### GIVEN PROBLEM
Starting at the top of the listing, extract every line up to and including the one with "(0,0) rectangle (2337,1653);". Pictures stay out of the copy.
____ STORED DATA
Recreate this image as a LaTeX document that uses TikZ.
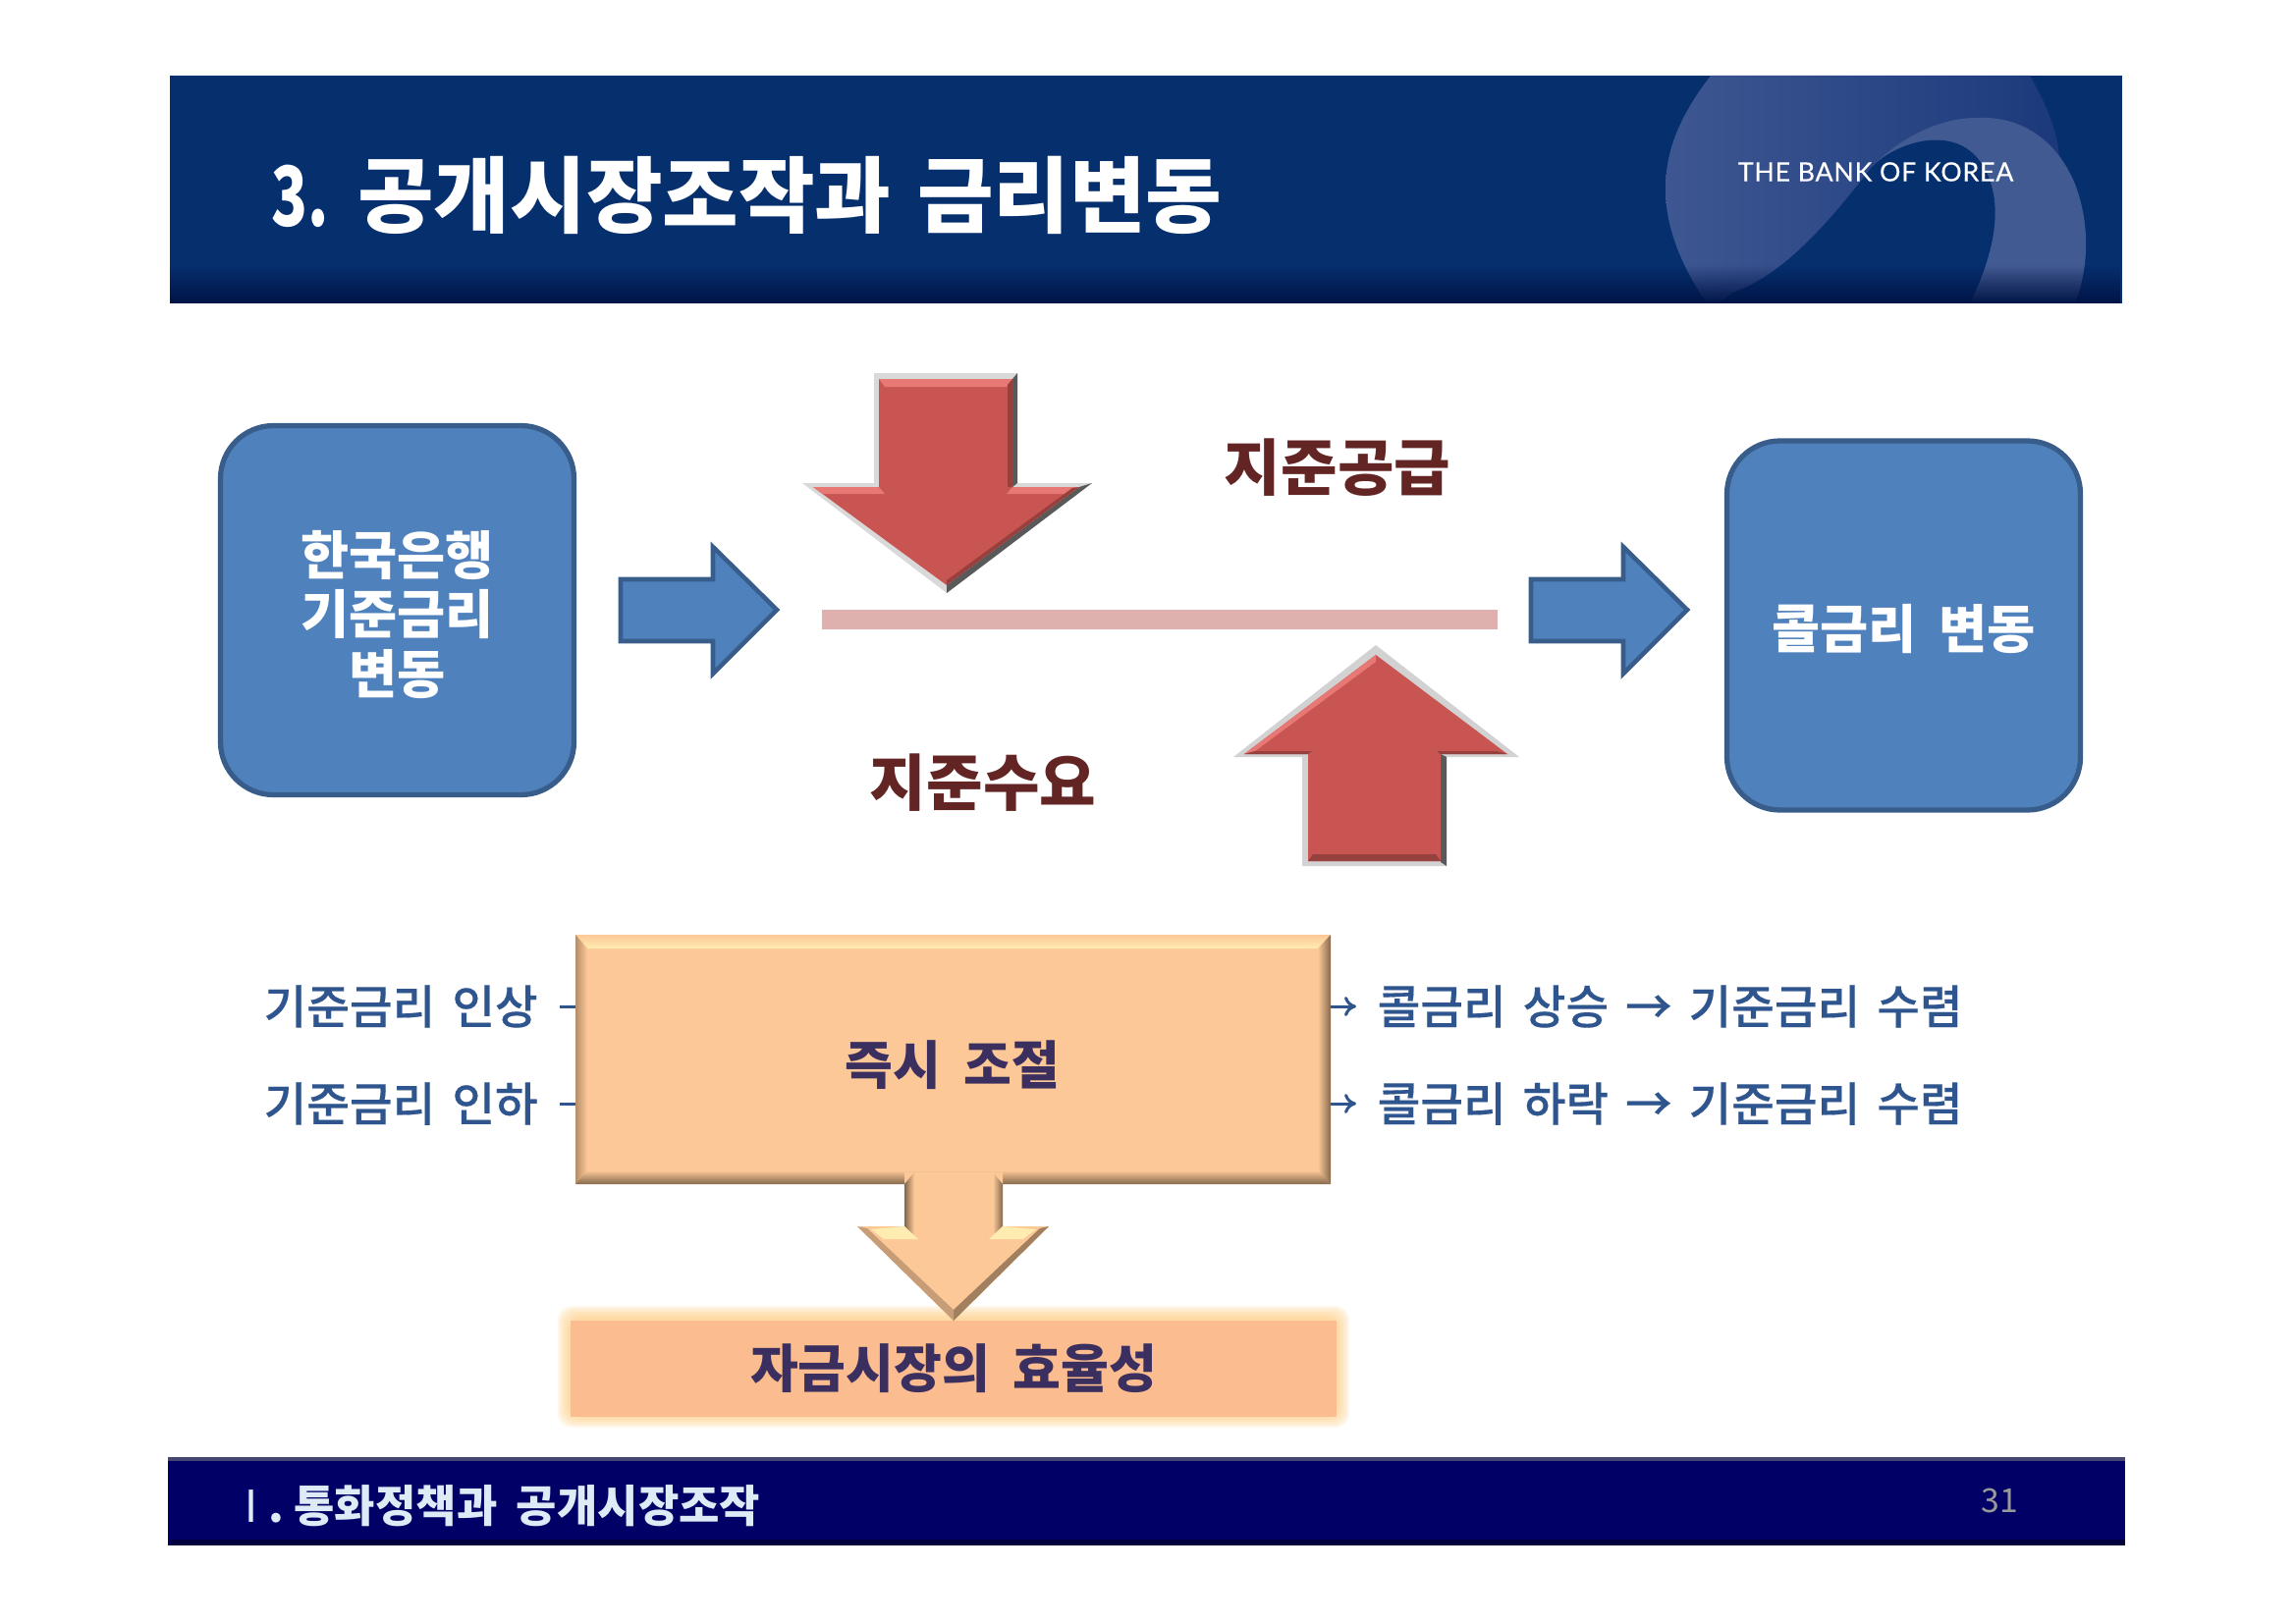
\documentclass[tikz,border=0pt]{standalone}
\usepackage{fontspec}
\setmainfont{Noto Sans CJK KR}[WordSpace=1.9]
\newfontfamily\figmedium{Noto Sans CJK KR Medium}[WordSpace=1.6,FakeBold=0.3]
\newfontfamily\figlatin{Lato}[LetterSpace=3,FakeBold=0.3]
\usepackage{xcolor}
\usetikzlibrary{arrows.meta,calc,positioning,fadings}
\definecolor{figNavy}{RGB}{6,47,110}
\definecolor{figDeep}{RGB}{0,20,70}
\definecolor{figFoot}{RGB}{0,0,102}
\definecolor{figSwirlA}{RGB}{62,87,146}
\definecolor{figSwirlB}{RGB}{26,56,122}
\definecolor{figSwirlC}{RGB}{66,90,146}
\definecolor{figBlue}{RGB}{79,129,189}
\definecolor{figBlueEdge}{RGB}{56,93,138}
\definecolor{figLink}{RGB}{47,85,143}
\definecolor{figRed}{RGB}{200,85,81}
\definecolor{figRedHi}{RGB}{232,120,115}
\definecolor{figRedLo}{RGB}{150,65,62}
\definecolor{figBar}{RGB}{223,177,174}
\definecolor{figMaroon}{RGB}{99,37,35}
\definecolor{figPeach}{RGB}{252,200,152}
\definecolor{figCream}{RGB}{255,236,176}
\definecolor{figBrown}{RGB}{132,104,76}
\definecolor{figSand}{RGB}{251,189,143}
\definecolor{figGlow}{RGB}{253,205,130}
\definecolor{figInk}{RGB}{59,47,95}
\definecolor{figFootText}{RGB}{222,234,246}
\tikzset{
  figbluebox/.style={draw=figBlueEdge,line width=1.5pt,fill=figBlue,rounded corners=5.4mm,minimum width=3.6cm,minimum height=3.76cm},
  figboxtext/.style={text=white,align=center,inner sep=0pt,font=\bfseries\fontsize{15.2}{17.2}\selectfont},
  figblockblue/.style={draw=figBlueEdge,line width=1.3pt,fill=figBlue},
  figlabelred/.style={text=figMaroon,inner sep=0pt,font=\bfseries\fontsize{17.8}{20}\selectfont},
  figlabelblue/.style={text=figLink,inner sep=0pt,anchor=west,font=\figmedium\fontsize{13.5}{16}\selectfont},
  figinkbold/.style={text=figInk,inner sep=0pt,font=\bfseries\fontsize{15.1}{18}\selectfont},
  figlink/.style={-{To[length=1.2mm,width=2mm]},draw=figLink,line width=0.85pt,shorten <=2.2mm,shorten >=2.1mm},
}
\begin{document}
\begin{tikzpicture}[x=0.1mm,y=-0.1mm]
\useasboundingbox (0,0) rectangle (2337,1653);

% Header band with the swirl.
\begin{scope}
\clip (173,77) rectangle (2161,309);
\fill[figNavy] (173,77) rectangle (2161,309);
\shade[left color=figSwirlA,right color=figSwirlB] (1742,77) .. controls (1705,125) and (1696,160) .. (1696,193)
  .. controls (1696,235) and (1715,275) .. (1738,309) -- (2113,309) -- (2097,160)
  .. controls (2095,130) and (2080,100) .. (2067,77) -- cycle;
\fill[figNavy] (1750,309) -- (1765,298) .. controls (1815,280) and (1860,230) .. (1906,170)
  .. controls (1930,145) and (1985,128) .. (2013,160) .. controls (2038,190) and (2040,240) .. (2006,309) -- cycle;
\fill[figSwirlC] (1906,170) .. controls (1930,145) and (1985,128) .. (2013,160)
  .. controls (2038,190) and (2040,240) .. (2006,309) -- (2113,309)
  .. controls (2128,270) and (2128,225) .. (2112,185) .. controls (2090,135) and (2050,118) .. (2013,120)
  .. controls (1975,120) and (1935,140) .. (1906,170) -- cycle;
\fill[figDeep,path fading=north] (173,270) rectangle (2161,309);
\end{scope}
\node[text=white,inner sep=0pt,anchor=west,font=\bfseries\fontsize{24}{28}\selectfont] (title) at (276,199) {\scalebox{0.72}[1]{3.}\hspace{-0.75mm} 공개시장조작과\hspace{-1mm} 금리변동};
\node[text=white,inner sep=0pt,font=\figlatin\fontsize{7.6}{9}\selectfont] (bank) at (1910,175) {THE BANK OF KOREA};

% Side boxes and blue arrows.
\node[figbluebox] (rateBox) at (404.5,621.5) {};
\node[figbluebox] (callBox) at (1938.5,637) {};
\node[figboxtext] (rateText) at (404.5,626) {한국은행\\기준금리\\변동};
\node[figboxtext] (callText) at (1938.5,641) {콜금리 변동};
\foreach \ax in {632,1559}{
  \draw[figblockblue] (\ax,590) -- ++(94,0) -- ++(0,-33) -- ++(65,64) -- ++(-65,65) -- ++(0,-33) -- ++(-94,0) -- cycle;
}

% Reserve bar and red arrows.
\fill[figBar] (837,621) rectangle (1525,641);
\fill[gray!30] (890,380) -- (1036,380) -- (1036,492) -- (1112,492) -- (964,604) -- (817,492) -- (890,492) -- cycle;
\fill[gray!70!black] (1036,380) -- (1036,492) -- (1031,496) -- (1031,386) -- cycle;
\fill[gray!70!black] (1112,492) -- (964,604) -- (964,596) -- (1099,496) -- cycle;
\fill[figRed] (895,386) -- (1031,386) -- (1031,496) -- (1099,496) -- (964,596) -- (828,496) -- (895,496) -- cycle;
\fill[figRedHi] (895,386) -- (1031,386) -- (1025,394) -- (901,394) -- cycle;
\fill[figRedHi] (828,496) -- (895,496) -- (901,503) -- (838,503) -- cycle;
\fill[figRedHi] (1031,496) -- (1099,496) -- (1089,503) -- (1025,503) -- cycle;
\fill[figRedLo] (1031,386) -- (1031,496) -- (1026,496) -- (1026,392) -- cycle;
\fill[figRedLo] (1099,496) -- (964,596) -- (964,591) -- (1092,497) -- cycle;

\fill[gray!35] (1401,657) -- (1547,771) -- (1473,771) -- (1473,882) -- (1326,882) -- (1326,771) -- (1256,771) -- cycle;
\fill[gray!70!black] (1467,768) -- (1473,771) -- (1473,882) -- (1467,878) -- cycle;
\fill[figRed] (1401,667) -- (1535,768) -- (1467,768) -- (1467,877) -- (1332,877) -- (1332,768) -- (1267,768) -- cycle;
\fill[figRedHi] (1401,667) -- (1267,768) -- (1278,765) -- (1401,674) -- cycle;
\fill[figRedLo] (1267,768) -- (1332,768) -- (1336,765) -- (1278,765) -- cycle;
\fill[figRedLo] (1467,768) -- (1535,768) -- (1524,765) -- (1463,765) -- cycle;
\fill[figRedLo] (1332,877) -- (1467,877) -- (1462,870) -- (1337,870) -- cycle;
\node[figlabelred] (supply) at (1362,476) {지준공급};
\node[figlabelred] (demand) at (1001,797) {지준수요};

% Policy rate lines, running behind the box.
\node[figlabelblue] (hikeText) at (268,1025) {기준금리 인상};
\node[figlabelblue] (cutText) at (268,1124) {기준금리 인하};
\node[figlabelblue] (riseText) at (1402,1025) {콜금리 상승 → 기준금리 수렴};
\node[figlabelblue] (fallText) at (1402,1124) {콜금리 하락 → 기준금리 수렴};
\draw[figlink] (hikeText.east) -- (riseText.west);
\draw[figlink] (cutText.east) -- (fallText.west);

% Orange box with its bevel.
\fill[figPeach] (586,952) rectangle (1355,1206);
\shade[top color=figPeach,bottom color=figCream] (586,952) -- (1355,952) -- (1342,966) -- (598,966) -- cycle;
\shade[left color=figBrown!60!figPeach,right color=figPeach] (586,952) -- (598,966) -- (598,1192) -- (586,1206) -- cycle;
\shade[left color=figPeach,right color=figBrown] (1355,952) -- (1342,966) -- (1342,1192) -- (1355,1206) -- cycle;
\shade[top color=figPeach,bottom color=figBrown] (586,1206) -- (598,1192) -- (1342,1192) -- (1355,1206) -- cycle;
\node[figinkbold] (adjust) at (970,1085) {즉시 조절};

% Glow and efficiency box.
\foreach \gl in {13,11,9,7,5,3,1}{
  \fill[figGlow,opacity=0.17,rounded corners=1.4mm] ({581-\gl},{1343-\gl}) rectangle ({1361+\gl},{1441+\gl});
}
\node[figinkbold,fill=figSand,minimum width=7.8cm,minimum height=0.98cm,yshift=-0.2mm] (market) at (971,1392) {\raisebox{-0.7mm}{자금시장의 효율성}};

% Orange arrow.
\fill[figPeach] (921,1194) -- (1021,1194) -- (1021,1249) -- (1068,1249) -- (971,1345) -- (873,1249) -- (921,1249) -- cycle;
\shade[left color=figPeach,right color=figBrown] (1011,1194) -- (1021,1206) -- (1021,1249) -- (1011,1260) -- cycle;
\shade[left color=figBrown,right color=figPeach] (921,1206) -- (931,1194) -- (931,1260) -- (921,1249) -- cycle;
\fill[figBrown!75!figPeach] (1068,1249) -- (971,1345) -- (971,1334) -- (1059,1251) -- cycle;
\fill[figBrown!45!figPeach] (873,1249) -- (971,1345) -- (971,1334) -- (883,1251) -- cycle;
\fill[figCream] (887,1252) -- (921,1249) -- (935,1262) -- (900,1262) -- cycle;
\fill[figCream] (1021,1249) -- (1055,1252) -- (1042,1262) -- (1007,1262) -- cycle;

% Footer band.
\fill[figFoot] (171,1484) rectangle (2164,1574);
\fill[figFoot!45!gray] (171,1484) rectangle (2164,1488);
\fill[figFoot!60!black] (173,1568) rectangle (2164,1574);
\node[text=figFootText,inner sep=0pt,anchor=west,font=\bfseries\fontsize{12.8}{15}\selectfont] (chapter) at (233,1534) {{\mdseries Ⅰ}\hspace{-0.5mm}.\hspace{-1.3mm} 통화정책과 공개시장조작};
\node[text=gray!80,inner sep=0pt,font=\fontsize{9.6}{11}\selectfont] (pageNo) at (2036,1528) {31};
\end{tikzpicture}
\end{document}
________
### RESULT OF THIS EXERCISE
Recreate this image as a LaTeX document that uses TikZ.
\documentclass[tikz,border=0pt]{standalone}
\usepackage{fontspec}
\setmainfont{Noto Sans CJK KR}[WordSpace=1.9]
\newfontfamily\figmedium{Noto Sans CJK KR Medium}[WordSpace=1.6,FakeBold=0.3]
\newfontfamily\figlatin{Lato}[LetterSpace=3,FakeBold=0.3]
\usepackage{xcolor}
\usetikzlibrary{arrows.meta,calc,positioning,fadings}
\definecolor{figNavy}{RGB}{6,47,110}
\definecolor{figDeep}{RGB}{0,20,70}
\definecolor{figFoot}{RGB}{0,0,102}
\definecolor{figSwirlA}{RGB}{62,87,146}
\definecolor{figSwirlB}{RGB}{26,56,122}
\definecolor{figSwirlC}{RGB}{66,90,146}
\definecolor{figBlue}{RGB}{79,129,189}
\definecolor{figBlueEdge}{RGB}{56,93,138}
\definecolor{figLink}{RGB}{47,85,143}
\definecolor{figRed}{RGB}{200,85,81}
\definecolor{figRedHi}{RGB}{232,120,115}
\definecolor{figRedLo}{RGB}{150,65,62}
\definecolor{figBar}{RGB}{223,177,174}
\definecolor{figMaroon}{RGB}{99,37,35}
\definecolor{figPeach}{RGB}{252,200,152}
\definecolor{figCream}{RGB}{255,236,176}
\definecolor{figBrown}{RGB}{132,104,76}
\definecolor{figSand}{RGB}{251,189,143}
\definecolor{figGlow}{RGB}{253,205,130}
\definecolor{figInk}{RGB}{59,47,95}
\definecolor{figFootText}{RGB}{222,234,246}
\tikzset{
  figbluebox/.style={draw=figBlueEdge,line width=1.5pt,fill=figBlue,rounded corners=5.4mm,minimum width=3.6cm,minimum height=3.76cm},
  figboxtext/.style={text=white,align=center,inner sep=0pt,font=\bfseries\fontsize{15.2}{17.2}\selectfont},
  figblockblue/.style={draw=figBlueEdge,line width=1.3pt,fill=figBlue},
  figlabelred/.style={text=figMaroon,inner sep=0pt,font=\bfseries\fontsize{17.8}{20}\selectfont},
  figlabelblue/.style={text=figLink,inner sep=0pt,anchor=west,font=\figmedium\fontsize{13.5}{16}\selectfont},
  figinkbold/.style={text=figInk,inner sep=0pt,font=\bfseries\fontsize{15.1}{18}\selectfont},
  figlink/.style={-{To[length=1.2mm,width=2mm]},draw=figLink,line width=0.85pt,shorten <=2.2mm,shorten >=2.1mm},
}
\begin{document}
\begin{tikzpicture}[x=0.1mm,y=-0.1mm]
\useasboundingbox (0,0) rectangle (2337,1653);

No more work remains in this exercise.